Nasionalitas NU tegas ditampakkan pada 1945, saat negara baru Indonesia terpepet dan menghadapi tantangan yang akan dijajah kembali. Resolusi Jihad yang dikeluarkan Rais Akbar NU pada 22 Oktober 1945 yang mewajibkan kaum santri berperang menghadapi Sekutu/Inggris telah membakar semangat rakyat, khususnya warga nahdliyin, untuk terlibat mempertaruhkan nyawa guna mempertahankan kemerdekaan RI dalam pertempuran 10 November 1945 di Surabaya. Besar sekali andil NU dalam pertempuran tersebut, meskipun kalangan sejarawan enggan mengakuinya.
Di era reformasi ini, NU harus mampu menjadi hati nurani bangsa. Di saat warga bangsa banyak gila dengan harta, jabatan, dan haus kekuasaan, NU tampil dengan pesan-pesan moralitas dan juga keilmuan. Di sinilah, jati diri NU akan tampil sebagai pelopor bangsa Indonesia serta percaturan bangsa-bangsa di dunia akan semakin tampak.
Apa yang menjadi kiprah NU di negeri ini bukanlah “kebetulan sejarah”, melainkan merupakan “keniscayaan sejarah” yang terpanggil bersumberkan pada inspirasi keagamaan. NU yang dulu dikenal sebagai organisasi “kiai klompenan”, organisasi tradisional atau sejumlah sinisme lainnya, ternyata telah membuktikan eksistensinya sebagai organisasi yang besar.
Besar bukan semata jumlah pengikutnya, tetapi juga besar dalam andilnya memberikan sumbangsih pemikiran sekaligus gerakan yang sangat bermanfaat bagi bangsa ini. Hingga kini, NU tetaplah organisasi Islam moderat dan akan terus memperteguh dan mengembangkan keislaman yang moderat dan universal.

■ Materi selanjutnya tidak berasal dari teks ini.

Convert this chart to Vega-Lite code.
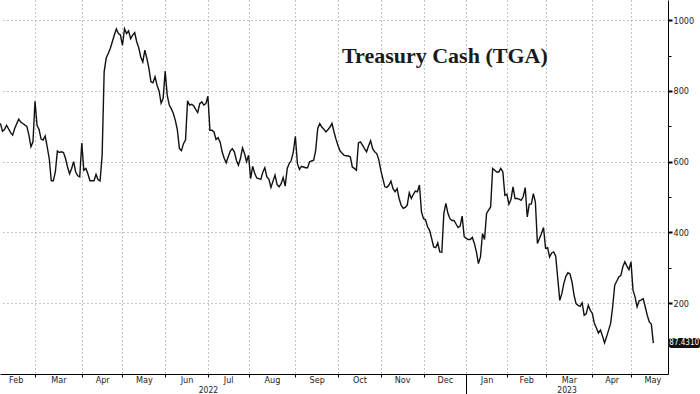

Dalam suasana menyeruaknya gerakan dan pemikiran Islam radikal, banyak kalangan kini melirik pentingnya peneguhan dan pengembangan yang lebih luas bagi kiprah Islam moderat. Gerakan atau paham Islam moderat diyakini akan berperan penting karena sesuai dengan kultur dan watak mayoritas Muslim Indonesia. Moderatisme Islam sangat penting untuk mengimbangi gejala radikalisme yang kian marak. Islam menentang keras radikalisme, militanisme, dan terorisme dalam segala bentuknya. Sebab, semua itu sangat membahayakan kehidupan kebangsaan dan kemanusiaan.
Inilah momen peneguhan bagi NU sebagai Islam moderat dan benteng bagi NKRI. Apalagi, saat ini Indonesia tengah diganggu oleh maraknya kelompok Islam puritan dan radikal yang hendak mengoyak-ngoyak eksistensi keindonesiaan yang telah ditegakkan oleh pendiri bangsa. Apa pun bentuk radikalisme, bagi NU bila melakukan perlawanan merupakan bentuk “bughot” atau pemberontakan terhadap NKRI yang sah.